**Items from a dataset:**
+++++
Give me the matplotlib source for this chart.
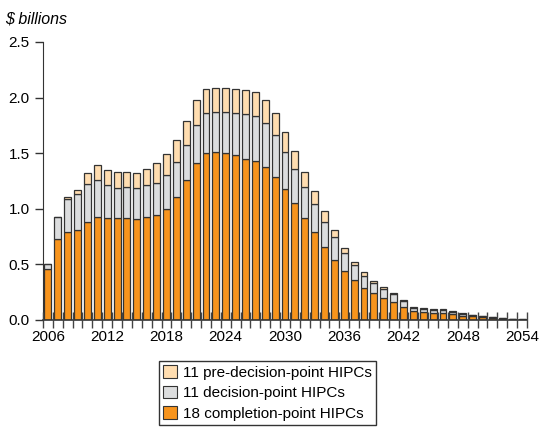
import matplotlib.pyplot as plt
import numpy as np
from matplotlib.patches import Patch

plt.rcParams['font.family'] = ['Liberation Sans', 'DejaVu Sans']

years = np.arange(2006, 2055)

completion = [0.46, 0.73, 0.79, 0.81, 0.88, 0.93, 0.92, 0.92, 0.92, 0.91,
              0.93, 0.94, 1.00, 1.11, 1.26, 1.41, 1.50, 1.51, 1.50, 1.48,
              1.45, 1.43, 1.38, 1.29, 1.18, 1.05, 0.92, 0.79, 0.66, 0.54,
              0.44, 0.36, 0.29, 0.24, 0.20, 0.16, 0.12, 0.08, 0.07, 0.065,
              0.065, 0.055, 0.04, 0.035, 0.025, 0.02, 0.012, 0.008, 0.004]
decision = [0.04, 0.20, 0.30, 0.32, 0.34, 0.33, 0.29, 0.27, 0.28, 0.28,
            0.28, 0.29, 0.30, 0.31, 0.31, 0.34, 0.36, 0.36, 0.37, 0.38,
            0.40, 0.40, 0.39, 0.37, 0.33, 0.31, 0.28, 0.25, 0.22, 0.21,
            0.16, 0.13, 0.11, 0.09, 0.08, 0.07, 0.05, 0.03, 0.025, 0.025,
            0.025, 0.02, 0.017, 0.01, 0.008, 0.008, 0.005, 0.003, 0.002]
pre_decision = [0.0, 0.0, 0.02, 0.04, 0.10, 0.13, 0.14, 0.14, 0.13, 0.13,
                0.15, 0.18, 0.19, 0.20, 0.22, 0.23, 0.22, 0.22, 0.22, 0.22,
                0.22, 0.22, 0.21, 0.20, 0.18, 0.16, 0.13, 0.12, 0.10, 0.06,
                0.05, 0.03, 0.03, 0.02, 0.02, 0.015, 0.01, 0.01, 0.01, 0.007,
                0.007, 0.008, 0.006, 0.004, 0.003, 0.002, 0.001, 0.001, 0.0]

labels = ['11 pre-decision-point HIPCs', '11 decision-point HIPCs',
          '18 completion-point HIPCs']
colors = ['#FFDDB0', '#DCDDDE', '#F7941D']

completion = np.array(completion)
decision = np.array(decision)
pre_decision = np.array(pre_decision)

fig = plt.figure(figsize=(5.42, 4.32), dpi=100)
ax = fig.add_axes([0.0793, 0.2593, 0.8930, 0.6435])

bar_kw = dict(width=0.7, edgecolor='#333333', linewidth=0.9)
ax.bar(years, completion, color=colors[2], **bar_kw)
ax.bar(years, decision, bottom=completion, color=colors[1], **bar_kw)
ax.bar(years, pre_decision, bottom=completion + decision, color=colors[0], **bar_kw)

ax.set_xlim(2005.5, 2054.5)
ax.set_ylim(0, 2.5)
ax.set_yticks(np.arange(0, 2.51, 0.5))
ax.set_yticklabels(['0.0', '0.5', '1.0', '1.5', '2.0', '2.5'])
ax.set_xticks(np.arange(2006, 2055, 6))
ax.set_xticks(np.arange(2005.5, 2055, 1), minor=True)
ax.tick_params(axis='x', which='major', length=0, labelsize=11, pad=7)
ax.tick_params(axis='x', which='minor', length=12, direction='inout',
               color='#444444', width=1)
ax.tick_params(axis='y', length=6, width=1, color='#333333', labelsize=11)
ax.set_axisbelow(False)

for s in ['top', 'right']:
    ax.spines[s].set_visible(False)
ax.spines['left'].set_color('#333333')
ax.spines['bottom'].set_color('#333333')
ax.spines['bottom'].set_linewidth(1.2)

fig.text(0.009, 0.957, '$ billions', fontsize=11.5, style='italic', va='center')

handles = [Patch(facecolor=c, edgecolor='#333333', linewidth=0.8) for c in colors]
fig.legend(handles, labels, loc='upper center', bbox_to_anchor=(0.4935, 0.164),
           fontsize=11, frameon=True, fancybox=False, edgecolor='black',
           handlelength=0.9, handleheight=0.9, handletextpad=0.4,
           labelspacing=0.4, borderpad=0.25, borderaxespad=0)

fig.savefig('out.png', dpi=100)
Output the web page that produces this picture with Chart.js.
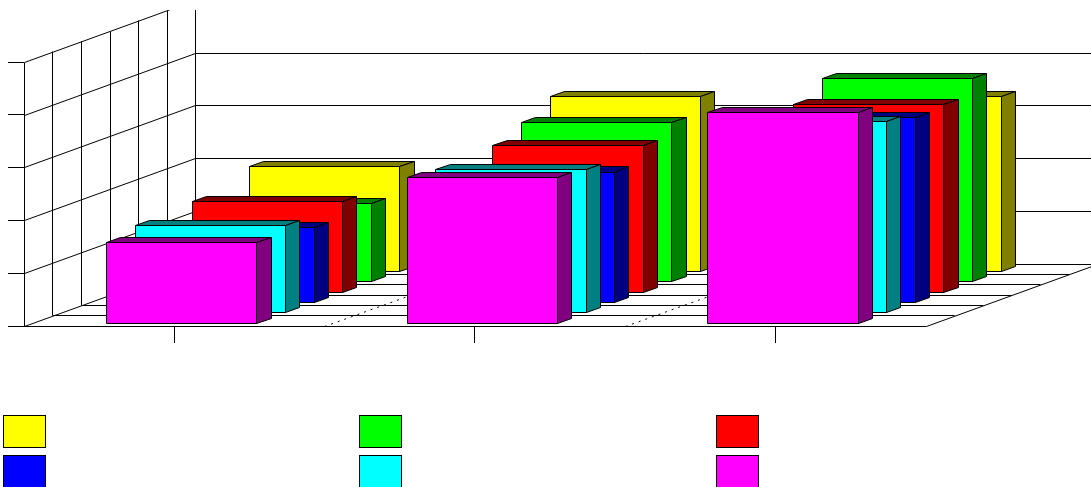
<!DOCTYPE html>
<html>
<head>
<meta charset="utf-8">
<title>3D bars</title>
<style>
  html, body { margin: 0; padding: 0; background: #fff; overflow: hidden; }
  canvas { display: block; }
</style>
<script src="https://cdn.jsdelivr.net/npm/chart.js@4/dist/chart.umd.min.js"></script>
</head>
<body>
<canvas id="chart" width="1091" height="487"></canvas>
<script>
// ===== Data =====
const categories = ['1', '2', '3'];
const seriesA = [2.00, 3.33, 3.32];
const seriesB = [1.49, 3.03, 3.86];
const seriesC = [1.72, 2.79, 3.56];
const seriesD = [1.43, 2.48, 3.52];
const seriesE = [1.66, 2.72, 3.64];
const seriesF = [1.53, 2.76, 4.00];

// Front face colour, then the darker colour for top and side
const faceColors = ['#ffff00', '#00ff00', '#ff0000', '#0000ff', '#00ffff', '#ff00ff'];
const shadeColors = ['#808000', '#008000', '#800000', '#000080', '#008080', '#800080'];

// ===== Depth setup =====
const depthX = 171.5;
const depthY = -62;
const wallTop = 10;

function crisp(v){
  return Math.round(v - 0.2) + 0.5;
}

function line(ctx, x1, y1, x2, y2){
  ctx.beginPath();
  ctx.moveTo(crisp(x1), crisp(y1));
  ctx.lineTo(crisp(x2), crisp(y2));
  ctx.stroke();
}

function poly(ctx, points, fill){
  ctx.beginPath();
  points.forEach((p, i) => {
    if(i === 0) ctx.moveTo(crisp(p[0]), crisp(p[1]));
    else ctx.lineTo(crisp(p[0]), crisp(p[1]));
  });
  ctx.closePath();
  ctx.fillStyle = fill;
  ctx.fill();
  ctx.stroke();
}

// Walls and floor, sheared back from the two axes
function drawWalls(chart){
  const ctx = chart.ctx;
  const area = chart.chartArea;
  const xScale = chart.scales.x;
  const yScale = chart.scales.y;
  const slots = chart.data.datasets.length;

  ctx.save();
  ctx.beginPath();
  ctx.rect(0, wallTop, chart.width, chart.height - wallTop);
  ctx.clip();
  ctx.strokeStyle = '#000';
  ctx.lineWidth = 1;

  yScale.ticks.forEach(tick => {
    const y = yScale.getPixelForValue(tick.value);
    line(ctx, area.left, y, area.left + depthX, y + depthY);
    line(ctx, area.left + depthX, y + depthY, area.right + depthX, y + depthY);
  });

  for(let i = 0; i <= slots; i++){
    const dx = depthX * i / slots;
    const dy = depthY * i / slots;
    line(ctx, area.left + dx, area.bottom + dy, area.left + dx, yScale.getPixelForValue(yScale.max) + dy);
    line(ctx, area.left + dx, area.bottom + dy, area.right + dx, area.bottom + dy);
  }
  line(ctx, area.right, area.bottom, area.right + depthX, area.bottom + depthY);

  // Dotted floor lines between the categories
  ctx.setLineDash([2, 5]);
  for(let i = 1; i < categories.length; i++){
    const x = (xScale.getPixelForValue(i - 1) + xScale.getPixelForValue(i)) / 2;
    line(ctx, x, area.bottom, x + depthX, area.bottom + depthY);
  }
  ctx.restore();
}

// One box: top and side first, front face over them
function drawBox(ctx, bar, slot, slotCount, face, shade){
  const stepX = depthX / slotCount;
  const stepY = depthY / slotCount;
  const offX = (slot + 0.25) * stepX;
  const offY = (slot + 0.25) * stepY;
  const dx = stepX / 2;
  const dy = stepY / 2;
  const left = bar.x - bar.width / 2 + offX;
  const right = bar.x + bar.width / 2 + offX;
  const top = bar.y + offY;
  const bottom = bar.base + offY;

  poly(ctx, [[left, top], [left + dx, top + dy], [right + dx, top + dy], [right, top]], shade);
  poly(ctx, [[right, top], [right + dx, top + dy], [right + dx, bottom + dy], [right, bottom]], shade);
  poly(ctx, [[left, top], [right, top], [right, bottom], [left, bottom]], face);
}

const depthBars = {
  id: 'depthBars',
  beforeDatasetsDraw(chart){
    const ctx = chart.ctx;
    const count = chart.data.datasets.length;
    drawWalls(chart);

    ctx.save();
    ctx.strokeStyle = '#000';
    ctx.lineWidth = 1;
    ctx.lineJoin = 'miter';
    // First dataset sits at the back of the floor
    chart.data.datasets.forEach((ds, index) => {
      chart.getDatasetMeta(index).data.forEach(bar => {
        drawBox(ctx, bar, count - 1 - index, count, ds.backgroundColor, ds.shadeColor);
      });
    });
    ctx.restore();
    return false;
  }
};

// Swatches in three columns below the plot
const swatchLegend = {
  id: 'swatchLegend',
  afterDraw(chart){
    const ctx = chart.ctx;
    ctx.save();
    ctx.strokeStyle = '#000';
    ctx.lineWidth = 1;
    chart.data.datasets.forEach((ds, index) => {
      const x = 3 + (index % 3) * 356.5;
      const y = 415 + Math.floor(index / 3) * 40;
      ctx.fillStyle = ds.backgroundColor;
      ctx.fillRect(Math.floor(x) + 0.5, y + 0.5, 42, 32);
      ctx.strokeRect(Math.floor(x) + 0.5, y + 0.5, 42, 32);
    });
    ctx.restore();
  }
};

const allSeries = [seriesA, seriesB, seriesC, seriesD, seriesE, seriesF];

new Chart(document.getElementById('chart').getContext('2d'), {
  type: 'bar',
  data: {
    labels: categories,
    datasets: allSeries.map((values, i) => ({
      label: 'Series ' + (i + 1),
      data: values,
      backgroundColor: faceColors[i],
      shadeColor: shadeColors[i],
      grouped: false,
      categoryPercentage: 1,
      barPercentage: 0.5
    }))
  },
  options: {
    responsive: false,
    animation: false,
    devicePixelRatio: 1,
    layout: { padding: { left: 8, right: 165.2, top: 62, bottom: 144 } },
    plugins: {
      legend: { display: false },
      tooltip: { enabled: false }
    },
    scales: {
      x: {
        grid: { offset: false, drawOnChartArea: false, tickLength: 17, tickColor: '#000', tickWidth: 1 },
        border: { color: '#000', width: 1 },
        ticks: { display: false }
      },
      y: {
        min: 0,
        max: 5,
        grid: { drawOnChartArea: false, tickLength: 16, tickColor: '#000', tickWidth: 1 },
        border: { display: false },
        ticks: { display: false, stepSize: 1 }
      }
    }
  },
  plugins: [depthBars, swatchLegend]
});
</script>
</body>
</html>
+++++
**Task objective:**
Which lines hold the word "this"? Copy all of them.

**Answer for the task:**
Give me the matplotlib source for this chart.
Output the web page that produces this picture with Chart.js.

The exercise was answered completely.